The more I think about this thread, the more I wonder if poetry can really be blamed for all that it’s being blamed for. Think about it. How much time did you really spend studying poetry in middle school or high school? Frankly, I think I spent more of my time playing dodgeball. I didn’t learn much from dodgeball, except to run like hell when someone throws something at me. And really, I’d learned that long before dodgeball.
Poetry is one section of one class, something to be wedged in between Julius Caesar and The Grapes of Wrath. I don’t think it can be blamed for morbid obesity, America’s continuing failure to keep track with other countries in math and science courses, and teenagers that don’t know how to spell. There are other things that poetry is to blame for - overly pretentious college students and bad Hallmark verse - but I think you’re giving it a place in the educational system that’s far beyond the place it has.

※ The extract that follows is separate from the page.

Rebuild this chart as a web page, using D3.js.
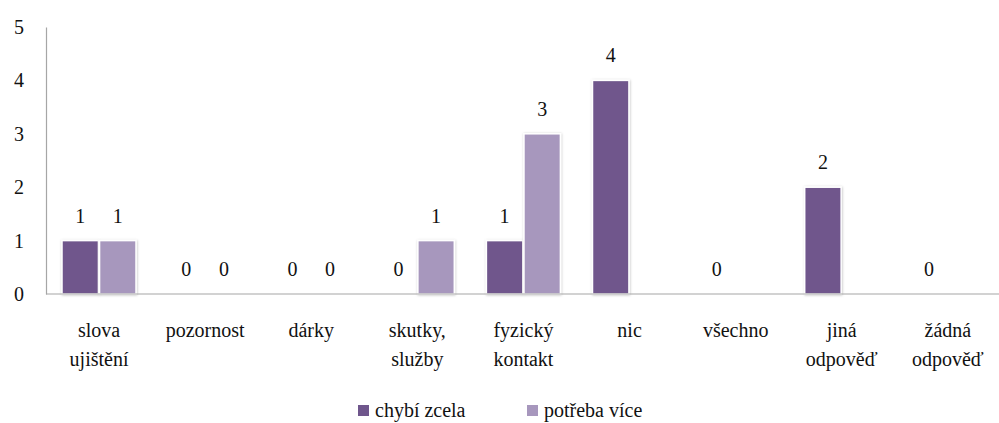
<!DOCTYPE html>
<html>
<head>
<meta charset="utf-8">
<script src="https://cdn.jsdelivr.net/npm/d3@7"></script>
<style>
  body { margin: 0; background: #fff; font-family: "Liberation Serif", serif; font-size: 20px; }
  text { font-family: "Liberation Serif", serif !important; font-size: 20px !important; }
</style>
</head>
<body>
<div id="chart"></div>
<script>
// categories (two lines each where the label wraps)
const categories = ['slova ujištění', 'pozornost', 'dárky', 'skutky, služby', 'fyzický kontakt', 'nic', 'všechno', 'jiná odpověď', 'žádná odpověď']
const labelLines = [['slova', 'ujištění'], ['pozornost'], ['dárky'], ['skutky,', 'služby'], ['fyzický', 'kontakt'], ['nic'], ['všechno'], ['jiná', 'odpověď'], ['žádná', 'odpověď']]
const seriesNames = ['chybí zcela', 'potřeba více']
const chybiZcela = [1, 0, 0, 0, 1, 4, 0, 2, 0]
const potrebaVice = [1, 0, 0, 1, 3, null, null, null, null]
const yTicks = [0, 1, 2, 3, 4, 5]
const colors = ['#6f568c', '#a797bd']

const TXT = 'font-family: "Liberation Serif", serif; font-size: 20px'
const W = 999
const H = 423
const margin = { top: 27, right: 0, bottom: 129, left: 46 }
const height = H - margin.top - margin.bottom

const svg = d3.select('#chart').append('svg')
  .attr('width', W)
  .attr('height', H)

const defs = svg.append('defs')
const shadow = defs.append('filter').attr('id', 'shadow')
  .attr('x', '-20%').attr('y', '-20%').attr('width', '140%').attr('height', '140%')
shadow.append('feDropShadow')
  .attr('dx', 0.5).attr('dy', 0.5).attr('stdDeviation', 1)
  .attr('flood-color', '#000').attr('flood-opacity', 0.25)

const x = d3.scaleBand()
  .domain(categories)
  .range([margin.left, margin.left + 9 * 106.1])

const x1 = d3.scaleBand()
  .domain(seriesNames)
  .range([16, 16 + 74])
  .paddingInner(0.03)

const y = d3.scaleLinear()
  .domain([0, 5])
  .range([margin.top + height, margin.top])

// y axis
const yAxis = svg.append('g')
  .attr('transform', `translate(${margin.left},0)`)
  .call(d3.axisLeft(y).tickValues(yTicks).tickFormat(d3.format('d')).tickSize(0).tickSizeOuter(0).tickPadding(22))
yAxis.attr('font-family', null).attr('font-size', null)
yAxis.select('.domain').attr('stroke', '#a6a6a6').attr('stroke-width', 1.2)
yAxis.selectAll('text').attr('fill', '#111').attr('style', TXT)

// bars
const rows = categories.map((c, i) => ({ cat: c, values: [chybiZcela[i], potrebaVice[i]] }))

const groups = svg.selectAll('.cat')
  .data(rows)
  .enter().append('g')
  .attr('class', 'cat')
  .attr('transform', d => `translate(${x(d.cat)},0)`)

groups.selectAll('rect')
  .data(d => d.values.map((v, j) => ({ key: seriesNames[j], v, j })).filter(d => d.v !== null && d.v > 0))
  .enter().append('rect')
  .attr('x', d => x1(d.key))
  .attr('y', d => y(d.v))
  .attr('width', x1.bandwidth())
  .attr('height', d => y(0) - y(d.v))
  .attr('fill', d => colors[d.j])
  .attr('stroke', '#fff')
  .attr('stroke-width', 1.5)
  .attr('filter', 'url(#shadow)')

groups.selectAll('text.val')
  .data(d => d.values.map((v, j) => ({ key: seriesNames[j], v, j })).filter(d => d.v !== null))
  .enter().append('text')
  .attr('class', 'val')
  .attr('x', d => x1(d.key) + x1.bandwidth() / 2)
  .attr('y', d => y(d.v) - 18)
  .attr('text-anchor', 'middle')
  .attr('fill', '#111')
  .attr('style', TXT)
  .text(d => d.v)

// x axis
const xAxis = svg.append('g')
  .attr('transform', `translate(0,${y(0)})`)
  .call(d3.axisBottom(x).tickSize(0).tickSizeOuter(0).tickFormat(''))
xAxis.select('.domain').attr('stroke', '#a6a6a6').attr('stroke-width', 1.2)
  .attr('d', `M${margin.left},0H${W}`)

const xl = svg.selectAll('.xlabel')
  .data(categories)
  .enter().append('text')
  .attr('class', 'xlabel')
  .attr('text-anchor', 'middle')
  .attr('fill', '#111')
  .attr('style', TXT)
  .attr('x', d => x(d) + x.bandwidth() / 2)
  .attr('y', y(0) + 43)

xl.selectAll('tspan')
  .data((d, i) => labelLines[i])
  .enter().append('tspan')
  .attr('x', function () { return d3.select(this.parentNode).attr('x') })
  .attr('dy', (d, i) => i === 0 ? 0 : 29)
  .text(d => d)

// legend
const legendX = [358, 527]
const legend = svg.selectAll('.legend')
  .data(seriesNames)
  .enter().append('g')
  .attr('class', 'legend')
  .attr('transform', (d, i) => `translate(${legendX[i]},405)`)

legend.append('rect')
  .attr('width', 11).attr('height', 11)
  .attr('fill', (d, i) => colors[i])

legend.append('text')
  .attr('x', 17)
  .attr('y', 12)
  .attr('fill', '#111')
  .attr('style', TXT)
  .text(d => d)
</script>
</body>
</html>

So here’s a challenge for those of you against poetry in schools. How much time did you spend on poetry in school? Just a rough estimate. Hours per week? Weeks out of the school year? I don’t know. Pick something. Then tell me what you would have learned instead, and how much of it you could have fit in that space of time. How do you think that would have changed your educational experience?
These are sincere questions - I’d like to know what your experience was. And I don’t think that anyone who dislikes poetry is an idiot. People have different things that interest them - you’re not obliged to like anything just because I like it. I’m just trying to reach a better understanding of your point of view.